* START Data excerpt *

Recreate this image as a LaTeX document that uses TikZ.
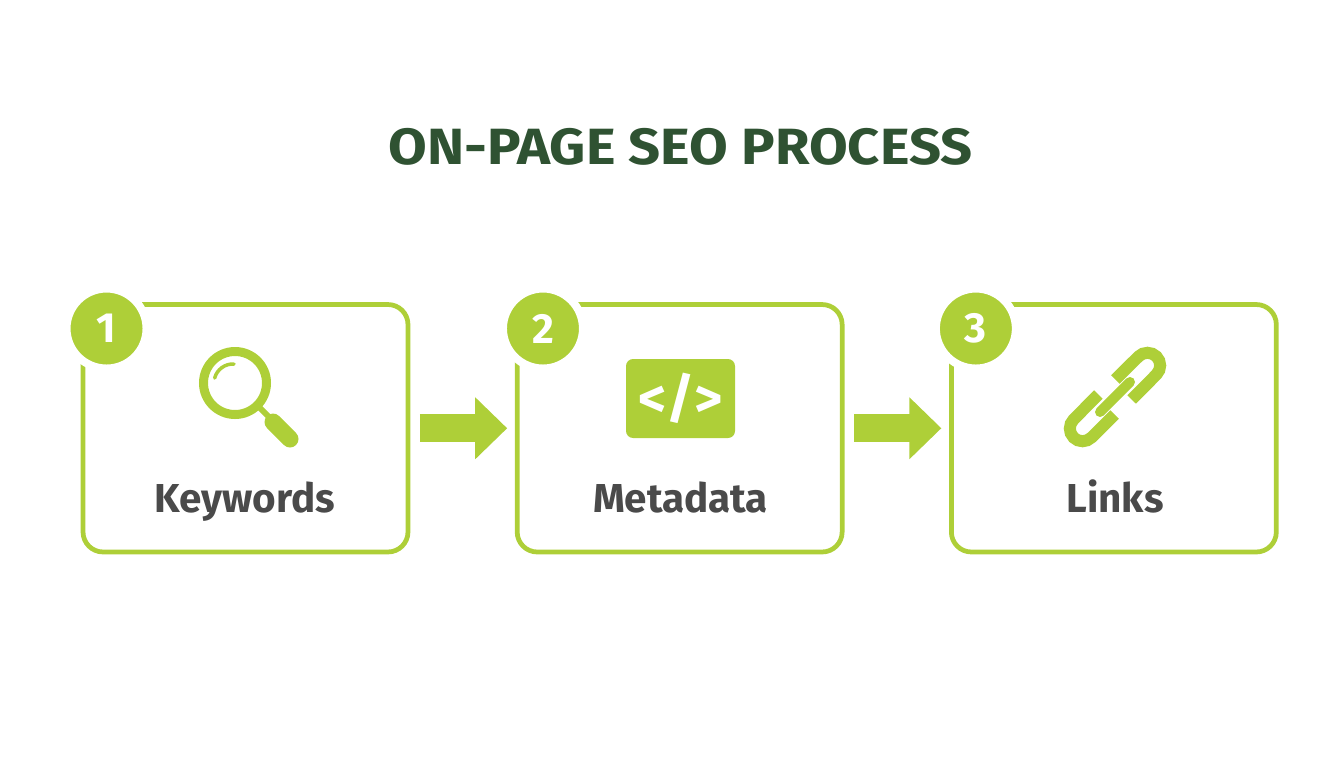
\documentclass[tikz,border=0pt]{standalone}
\usepackage{fontspec}
\setmainfont{Fira Sans}
\usetikzlibrary{arrows.meta, positioning}
\definecolor{leaf}{HTML}{AECF38}
\definecolor{forest}{HTML}{2F5232}
\definecolor{slate}{HTML}{4A4A4A}

\begin{document}
\begin{tikzpicture}[x=0.02cm,y=-0.02cm,node distance=8.685cm,
         box node/.style={rectangle,draw=leaf,line width=0.095cm,rounded corners=0.4cm,outer sep=0pt,minimum width=6.5cm,minimum height=4.95cm},
         badge node/.style={circle,fill=leaf,draw=white,line width=0.16cm,minimum size=1.6cm,inner sep=0pt,text=white,font=\bfseries\fontsize{24}{24}\selectfont},
         name node/.style={anchor=base,text=slate,font=\bfseries\fontsize{23}{23}\selectfont},
         flow arrow/.style={draw=leaf,line width=0.56cm,shorten <=0.24cm,shorten >=0.2cm,-{Triangle[length=0.64cm,width=1.2cm,fill=leaf]}},
         icon line/.style={draw=leaf,line width=0.18cm},
         chain line/.style={draw=leaf,line width=0.24cm}]

       \useasboundingbox (0,0) rectangle (1344,768);
       \node (title) at (680.5,147) [text=forest,font=\bfseries\fontsize{29}{29}\selectfont\addfontfeature{FakeStretch=1.1}] {ON-PAGE SEO PROCESS};

       \node[box node] (keywords) at (245.5,428.25) {};
       \node[box node] (metadata) [right of=keywords] {};
       \node[box node] (links) [right of=metadata] {};

       \node[badge node] (badge1) at ([shift={(23.5,24)}]keywords.north west) {1};
       \node[badge node] (badge2) at ([shift={(25.75,24)}]metadata.north west) {2};
       \node[badge node] (badge3) at ([shift={(24.5,24)}]links.north west) {3};

       \node[name node] (keywordsname) at (245,512) {Keywords};
       \node[name node] (metadataname) at (680.5,512) {Metadata};
       \node[name node] (linksname) at (1115,512) {Links};

       \foreach \s/\t in {keywords/metadata, metadata/links} {
        \draw[flow arrow] (\s) -- (\t);}

       % magnifier
       \draw[icon line] (235,383) circle [radius=31.5];
       \draw[leaf,line width=0.07cm,line cap=round] (234,364) arc [start angle=273,delta angle=-78,radius=19];
       \draw[leaf,line width=0.12cm] (259,407) -- (272,420);
       \draw[leaf,line width=0.34cm,line cap=round] (273,422) -- (290,439);

       % code tag
       \node[fill=leaf,rounded corners=0.14cm,minimum width=2.18cm,minimum height=1.58cm,text=white,font=\bfseries\fontsize{31}{31}\selectfont] (codetag) at (680.5,398.5) {</>};

       % chain
       \draw[chain line] (1115.3,379.5) -- (1138.5,356.5) arc [start angle=225,delta angle=180,radius=12.7] -- (1131.7,399.5);
       \draw[chain line] (1114.7,414.5) -- (1091.5,437.5) arc [start angle=45,delta angle=180,radius=12.7] -- (1098.3,394.5);
       \draw[leaf,line width=0.2cm,line cap=round] (1100,412) -- (1130,382);
\end{tikzpicture}
\end{document}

* END Data excerpt *

Print out the material word for word, omitting the pictures.

Written response:
Recreate this image as a LaTeX document that uses TikZ.
\documentclass[tikz,border=0pt]{standalone}
\usepackage{fontspec}
\setmainfont{Fira Sans}
\usetikzlibrary{arrows.meta, positioning}
\definecolor{leaf}{HTML}{AECF38}
\definecolor{forest}{HTML}{2F5232}
\definecolor{slate}{HTML}{4A4A4A}

\begin{document}
\begin{tikzpicture}[x=0.02cm,y=-0.02cm,node distance=8.685cm,
         box node/.style={rectangle,draw=leaf,line width=0.095cm,rounded corners=0.4cm,outer sep=0pt,minimum width=6.5cm,minimum height=4.95cm},
         badge node/.style={circle,fill=leaf,draw=white,line width=0.16cm,minimum size=1.6cm,inner sep=0pt,text=white,font=\bfseries\fontsize{24}{24}\selectfont},
         name node/.style={anchor=base,text=slate,font=\bfseries\fontsize{23}{23}\selectfont},
         flow arrow/.style={draw=leaf,line width=0.56cm,shorten <=0.24cm,shorten >=0.2cm,-{Triangle[length=0.64cm,width=1.2cm,fill=leaf]}},
         icon line/.style={draw=leaf,line width=0.18cm},
         chain line/.style={draw=leaf,line width=0.24cm}]

       \useasboundingbox (0,0) rectangle (1344,768);
       \node (title) at (680.5,147) [text=forest,font=\bfseries\fontsize{29}{29}\selectfont\addfontfeature{FakeStretch=1.1}] {ON-PAGE SEO PROCESS};

       \node[box node] (keywords) at (245.5,428.25) {};
       \node[box node] (metadata) [right of=keywords] {};
       \node[box node] (links) [right of=metadata] {};

       \node[badge node] (badge1) at ([shift={(23.5,24)}]keywords.north west) {1};
       \node[badge node] (badge2) at ([shift={(25.75,24)}]metadata.north west) {2};
       \node[badge node] (badge3) at ([shift={(24.5,24)}]links.north west) {3};

       \node[name node] (keywordsname) at (245,512) {Keywords};
       \node[name node] (metadataname) at (680.5,512) {Metadata};
       \node[name node] (linksname) at (1115,512) {Links};

       \foreach \s/\t in {keywords/metadata, metadata/links} {
        \draw[flow arrow] (\s) -- (\t);}

       % magnifier
       \draw[icon line] (235,383) circle [radius=31.5];
       \draw[leaf,line width=0.07cm,line cap=round] (234,364) arc [start angle=273,delta angle=-78,radius=19];
       \draw[leaf,line width=0.12cm] (259,407) -- (272,420);
       \draw[leaf,line width=0.34cm,line cap=round] (273,422) -- (290,439);

       % code tag
       \node[fill=leaf,rounded corners=0.14cm,minimum width=2.18cm,minimum height=1.58cm,text=white,font=\bfseries\fontsize{31}{31}\selectfont] (codetag) at (680.5,398.5) {</>};

       % chain
       \draw[chain line] (1115.3,379.5) -- (1138.5,356.5) arc [start angle=225,delta angle=180,radius=12.7] -- (1131.7,399.5);
       \draw[chain line] (1114.7,414.5) -- (1091.5,437.5) arc [start angle=45,delta angle=180,radius=12.7] -- (1098.3,394.5);
       \draw[leaf,line width=0.2cm,line cap=round] (1100,412) -- (1130,382);
\end{tikzpicture}
\end{document}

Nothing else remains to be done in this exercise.